§ **Supplied material**
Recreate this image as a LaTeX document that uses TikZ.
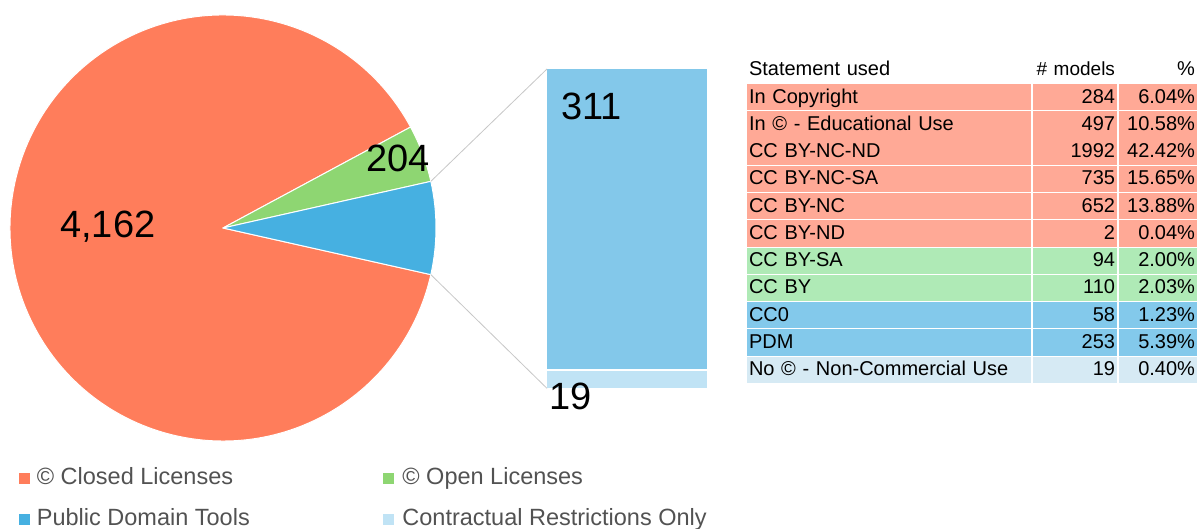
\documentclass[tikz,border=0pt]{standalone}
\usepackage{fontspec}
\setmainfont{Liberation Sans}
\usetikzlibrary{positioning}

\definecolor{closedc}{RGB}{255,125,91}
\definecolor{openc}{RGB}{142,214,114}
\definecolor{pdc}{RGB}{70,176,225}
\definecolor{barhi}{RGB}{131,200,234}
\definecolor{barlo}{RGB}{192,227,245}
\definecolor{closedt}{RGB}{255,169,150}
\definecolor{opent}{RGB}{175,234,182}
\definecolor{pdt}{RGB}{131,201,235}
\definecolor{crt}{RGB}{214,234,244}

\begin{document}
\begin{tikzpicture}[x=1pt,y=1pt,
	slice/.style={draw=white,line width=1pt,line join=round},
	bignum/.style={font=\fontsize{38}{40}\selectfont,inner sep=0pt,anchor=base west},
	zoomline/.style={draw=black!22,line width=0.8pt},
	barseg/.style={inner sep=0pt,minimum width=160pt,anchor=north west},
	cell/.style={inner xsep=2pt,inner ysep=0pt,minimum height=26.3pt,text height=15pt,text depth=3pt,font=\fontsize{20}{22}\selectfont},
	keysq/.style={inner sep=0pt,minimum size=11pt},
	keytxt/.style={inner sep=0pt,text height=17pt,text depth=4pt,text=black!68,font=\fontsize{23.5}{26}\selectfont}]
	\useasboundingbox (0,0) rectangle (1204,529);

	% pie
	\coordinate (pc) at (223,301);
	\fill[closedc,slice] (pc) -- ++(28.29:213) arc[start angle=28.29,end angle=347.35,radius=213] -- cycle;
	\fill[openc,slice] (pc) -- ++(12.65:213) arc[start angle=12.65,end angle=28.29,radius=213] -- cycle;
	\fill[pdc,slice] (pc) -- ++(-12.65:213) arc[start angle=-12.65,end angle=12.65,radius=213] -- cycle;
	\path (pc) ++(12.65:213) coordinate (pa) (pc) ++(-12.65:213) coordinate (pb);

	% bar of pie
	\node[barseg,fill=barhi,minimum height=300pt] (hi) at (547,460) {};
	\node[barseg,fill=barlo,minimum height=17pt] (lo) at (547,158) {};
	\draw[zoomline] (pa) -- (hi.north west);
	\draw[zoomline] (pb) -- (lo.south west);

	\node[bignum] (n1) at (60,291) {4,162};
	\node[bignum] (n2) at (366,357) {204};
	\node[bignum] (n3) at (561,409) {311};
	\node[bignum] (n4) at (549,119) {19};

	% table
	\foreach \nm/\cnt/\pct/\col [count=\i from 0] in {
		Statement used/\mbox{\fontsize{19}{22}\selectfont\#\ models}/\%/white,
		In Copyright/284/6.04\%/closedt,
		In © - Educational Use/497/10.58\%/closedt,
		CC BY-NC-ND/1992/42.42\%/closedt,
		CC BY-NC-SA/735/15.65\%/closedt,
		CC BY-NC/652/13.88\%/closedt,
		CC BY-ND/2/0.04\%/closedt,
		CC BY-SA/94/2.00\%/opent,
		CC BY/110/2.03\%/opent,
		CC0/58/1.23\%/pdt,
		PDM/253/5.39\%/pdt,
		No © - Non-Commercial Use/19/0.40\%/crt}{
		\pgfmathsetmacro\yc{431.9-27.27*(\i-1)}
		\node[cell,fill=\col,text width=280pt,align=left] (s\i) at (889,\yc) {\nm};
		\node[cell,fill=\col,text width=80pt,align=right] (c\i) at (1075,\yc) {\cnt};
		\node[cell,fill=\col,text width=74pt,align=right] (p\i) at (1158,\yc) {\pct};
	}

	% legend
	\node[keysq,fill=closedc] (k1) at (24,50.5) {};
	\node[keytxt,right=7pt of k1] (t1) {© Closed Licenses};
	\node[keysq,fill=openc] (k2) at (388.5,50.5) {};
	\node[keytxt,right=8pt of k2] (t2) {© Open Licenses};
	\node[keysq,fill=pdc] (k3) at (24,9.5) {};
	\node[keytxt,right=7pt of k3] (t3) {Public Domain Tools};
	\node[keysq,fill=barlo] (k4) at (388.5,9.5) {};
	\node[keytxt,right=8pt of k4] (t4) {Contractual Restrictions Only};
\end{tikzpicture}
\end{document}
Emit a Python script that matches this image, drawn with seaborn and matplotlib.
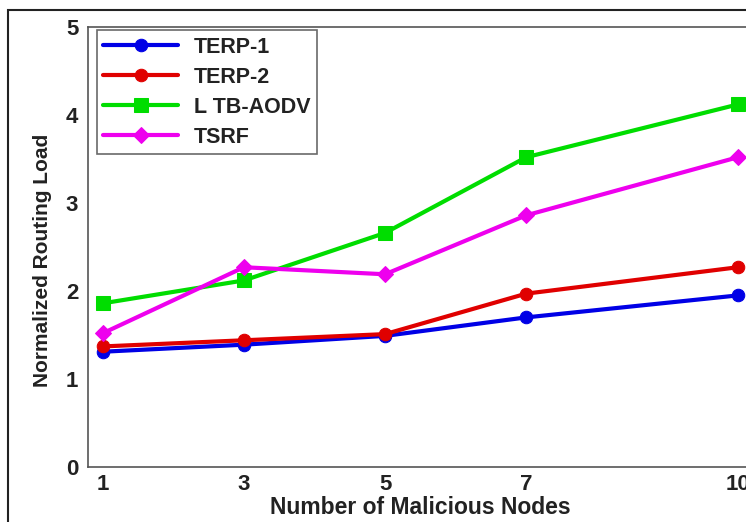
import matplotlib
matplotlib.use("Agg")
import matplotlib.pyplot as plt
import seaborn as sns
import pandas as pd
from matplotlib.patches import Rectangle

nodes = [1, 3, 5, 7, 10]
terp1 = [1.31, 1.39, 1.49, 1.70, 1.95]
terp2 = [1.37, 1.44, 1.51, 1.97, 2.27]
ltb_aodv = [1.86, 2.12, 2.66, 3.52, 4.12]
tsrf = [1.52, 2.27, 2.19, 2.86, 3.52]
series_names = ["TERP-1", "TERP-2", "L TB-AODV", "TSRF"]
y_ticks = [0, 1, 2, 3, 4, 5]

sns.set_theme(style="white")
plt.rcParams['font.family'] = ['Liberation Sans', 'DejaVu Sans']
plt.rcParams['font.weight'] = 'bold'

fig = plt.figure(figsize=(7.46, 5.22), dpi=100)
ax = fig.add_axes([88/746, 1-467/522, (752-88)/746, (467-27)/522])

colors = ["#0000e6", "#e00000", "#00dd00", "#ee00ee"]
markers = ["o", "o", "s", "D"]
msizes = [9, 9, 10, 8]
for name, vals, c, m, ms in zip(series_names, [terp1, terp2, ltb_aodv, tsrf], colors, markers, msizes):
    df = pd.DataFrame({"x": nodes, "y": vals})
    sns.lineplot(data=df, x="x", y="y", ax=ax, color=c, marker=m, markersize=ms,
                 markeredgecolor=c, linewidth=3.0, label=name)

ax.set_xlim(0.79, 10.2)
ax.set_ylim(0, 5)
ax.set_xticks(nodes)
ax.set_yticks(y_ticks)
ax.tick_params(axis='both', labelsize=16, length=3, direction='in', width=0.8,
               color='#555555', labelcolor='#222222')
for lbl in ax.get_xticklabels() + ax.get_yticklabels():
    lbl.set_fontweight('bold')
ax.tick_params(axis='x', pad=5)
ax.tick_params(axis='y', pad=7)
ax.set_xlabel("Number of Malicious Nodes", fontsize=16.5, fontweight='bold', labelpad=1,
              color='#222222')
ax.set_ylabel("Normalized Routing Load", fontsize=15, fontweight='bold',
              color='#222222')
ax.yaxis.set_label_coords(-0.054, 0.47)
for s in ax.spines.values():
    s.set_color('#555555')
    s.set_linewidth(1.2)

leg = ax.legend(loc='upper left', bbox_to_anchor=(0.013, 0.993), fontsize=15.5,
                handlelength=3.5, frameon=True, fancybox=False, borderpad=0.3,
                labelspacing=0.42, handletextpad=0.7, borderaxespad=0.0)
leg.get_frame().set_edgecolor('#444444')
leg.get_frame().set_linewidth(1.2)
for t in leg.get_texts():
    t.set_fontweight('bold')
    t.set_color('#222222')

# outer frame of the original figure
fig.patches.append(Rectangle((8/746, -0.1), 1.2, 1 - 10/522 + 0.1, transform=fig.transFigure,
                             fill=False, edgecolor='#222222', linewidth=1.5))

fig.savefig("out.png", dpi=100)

§ **Given instruction**
Output the entries above exactly, without their pictures.

§ **The output**
Recreate this image as a LaTeX document that uses TikZ.
\documentclass[tikz,border=0pt]{standalone}
\usepackage{fontspec}
\setmainfont{Liberation Sans}
\usetikzlibrary{positioning}

\definecolor{closedc}{RGB}{255,125,91}
\definecolor{openc}{RGB}{142,214,114}
\definecolor{pdc}{RGB}{70,176,225}
\definecolor{barhi}{RGB}{131,200,234}
\definecolor{barlo}{RGB}{192,227,245}
\definecolor{closedt}{RGB}{255,169,150}
\definecolor{opent}{RGB}{175,234,182}
\definecolor{pdt}{RGB}{131,201,235}
\definecolor{crt}{RGB}{214,234,244}

\begin{document}
\begin{tikzpicture}[x=1pt,y=1pt,
	slice/.style={draw=white,line width=1pt,line join=round},
	bignum/.style={font=\fontsize{38}{40}\selectfont,inner sep=0pt,anchor=base west},
	zoomline/.style={draw=black!22,line width=0.8pt},
	barseg/.style={inner sep=0pt,minimum width=160pt,anchor=north west},
	cell/.style={inner xsep=2pt,inner ysep=0pt,minimum height=26.3pt,text height=15pt,text depth=3pt,font=\fontsize{20}{22}\selectfont},
	keysq/.style={inner sep=0pt,minimum size=11pt},
	keytxt/.style={inner sep=0pt,text height=17pt,text depth=4pt,text=black!68,font=\fontsize{23.5}{26}\selectfont}]
	\useasboundingbox (0,0) rectangle (1204,529);

	% pie
	\coordinate (pc) at (223,301);
	\fill[closedc,slice] (pc) -- ++(28.29:213) arc[start angle=28.29,end angle=347.35,radius=213] -- cycle;
	\fill[openc,slice] (pc) -- ++(12.65:213) arc[start angle=12.65,end angle=28.29,radius=213] -- cycle;
	\fill[pdc,slice] (pc) -- ++(-12.65:213) arc[start angle=-12.65,end angle=12.65,radius=213] -- cycle;
	\path (pc) ++(12.65:213) coordinate (pa) (pc) ++(-12.65:213) coordinate (pb);

	% bar of pie
	\node[barseg,fill=barhi,minimum height=300pt] (hi) at (547,460) {};
	\node[barseg,fill=barlo,minimum height=17pt] (lo) at (547,158) {};
	\draw[zoomline] (pa) -- (hi.north west);
	\draw[zoomline] (pb) -- (lo.south west);

	\node[bignum] (n1) at (60,291) {4,162};
	\node[bignum] (n2) at (366,357) {204};
	\node[bignum] (n3) at (561,409) {311};
	\node[bignum] (n4) at (549,119) {19};

	% table
	\foreach \nm/\cnt/\pct/\col [count=\i from 0] in {
		Statement used/\mbox{\fontsize{19}{22}\selectfont\#\ models}/\%/white,
		In Copyright/284/6.04\%/closedt,
		In © - Educational Use/497/10.58\%/closedt,
		CC BY-NC-ND/1992/42.42\%/closedt,
		CC BY-NC-SA/735/15.65\%/closedt,
		CC BY-NC/652/13.88\%/closedt,
		CC BY-ND/2/0.04\%/closedt,
		CC BY-SA/94/2.00\%/opent,
		CC BY/110/2.03\%/opent,
		CC0/58/1.23\%/pdt,
		PDM/253/5.39\%/pdt,
		No © - Non-Commercial Use/19/0.40\%/crt}{
		\pgfmathsetmacro\yc{431.9-27.27*(\i-1)}
		\node[cell,fill=\col,text width=280pt,align=left] (s\i) at (889,\yc) {\nm};
		\node[cell,fill=\col,text width=80pt,align=right] (c\i) at (1075,\yc) {\cnt};
		\node[cell,fill=\col,text width=74pt,align=right] (p\i) at (1158,\yc) {\pct};
	}

	% legend
	\node[keysq,fill=closedc] (k1) at (24,50.5) {};
	\node[keytxt,right=7pt of k1] (t1) {© Closed Licenses};
	\node[keysq,fill=openc] (k2) at (388.5,50.5) {};
	\node[keytxt,right=8pt of k2] (t2) {© Open Licenses};
	\node[keysq,fill=pdc] (k3) at (24,9.5) {};
	\node[keytxt,right=7pt of k3] (t3) {Public Domain Tools};
	\node[keysq,fill=barlo] (k4) at (388.5,9.5) {};
	\node[keytxt,right=8pt of k4] (t4) {Contractual Restrictions Only};
\end{tikzpicture}
\end{document}
Emit a Python script that matches this image, drawn with seaborn and matplotlib.
import matplotlib
matplotlib.use("Agg")
import matplotlib.pyplot as plt
import seaborn as sns
import pandas as pd
from matplotlib.patches import Rectangle

nodes = [1, 3, 5, 7, 10]
terp1 = [1.31, 1.39, 1.49, 1.70, 1.95]
terp2 = [1.37, 1.44, 1.51, 1.97, 2.27]
ltb_aodv = [1.86, 2.12, 2.66, 3.52, 4.12]
tsrf = [1.52, 2.27, 2.19, 2.86, 3.52]
series_names = ["TERP-1", "TERP-2", "L TB-AODV", "TSRF"]
y_ticks = [0, 1, 2, 3, 4, 5]

sns.set_theme(style="white")
plt.rcParams['font.family'] = ['Liberation Sans', 'DejaVu Sans']
plt.rcParams['font.weight'] = 'bold'

fig = plt.figure(figsize=(7.46, 5.22), dpi=100)
ax = fig.add_axes([88/746, 1-467/522, (752-88)/746, (467-27)/522])

colors = ["#0000e6", "#e00000", "#00dd00", "#ee00ee"]
markers = ["o", "o", "s", "D"]
msizes = [9, 9, 10, 8]
for name, vals, c, m, ms in zip(series_names, [terp1, terp2, ltb_aodv, tsrf], colors, markers, msizes):
    df = pd.DataFrame({"x": nodes, "y": vals})
    sns.lineplot(data=df, x="x", y="y", ax=ax, color=c, marker=m, markersize=ms,
                 markeredgecolor=c, linewidth=3.0, label=name)

ax.set_xlim(0.79, 10.2)
ax.set_ylim(0, 5)
ax.set_xticks(nodes)
ax.set_yticks(y_ticks)
ax.tick_params(axis='both', labelsize=16, length=3, direction='in', width=0.8,
               color='#555555', labelcolor='#222222')
for lbl in ax.get_xticklabels() + ax.get_yticklabels():
    lbl.set_fontweight('bold')
ax.tick_params(axis='x', pad=5)
ax.tick_params(axis='y', pad=7)
ax.set_xlabel("Number of Malicious Nodes", fontsize=16.5, fontweight='bold', labelpad=1,
              color='#222222')
ax.set_ylabel("Normalized Routing Load", fontsize=15, fontweight='bold',
              color='#222222')
ax.yaxis.set_label_coords(-0.054, 0.47)
for s in ax.spines.values():
    s.set_color('#555555')
    s.set_linewidth(1.2)

leg = ax.legend(loc='upper left', bbox_to_anchor=(0.013, 0.993), fontsize=15.5,
                handlelength=3.5, frameon=True, fancybox=False, borderpad=0.3,
                labelspacing=0.42, handletextpad=0.7, borderaxespad=0.0)
leg.get_frame().set_edgecolor('#444444')
leg.get_frame().set_linewidth(1.2)
for t in leg.get_texts():
    t.set_fontweight('bold')
    t.set_color('#222222')

# outer frame of the original figure
fig.patches.append(Rectangle((8/746, -0.1), 1.2, 1 - 10/522 + 0.1, transform=fig.transFigure,
                             fill=False, edgecolor='#222222', linewidth=1.5))

fig.savefig("out.png", dpi=100)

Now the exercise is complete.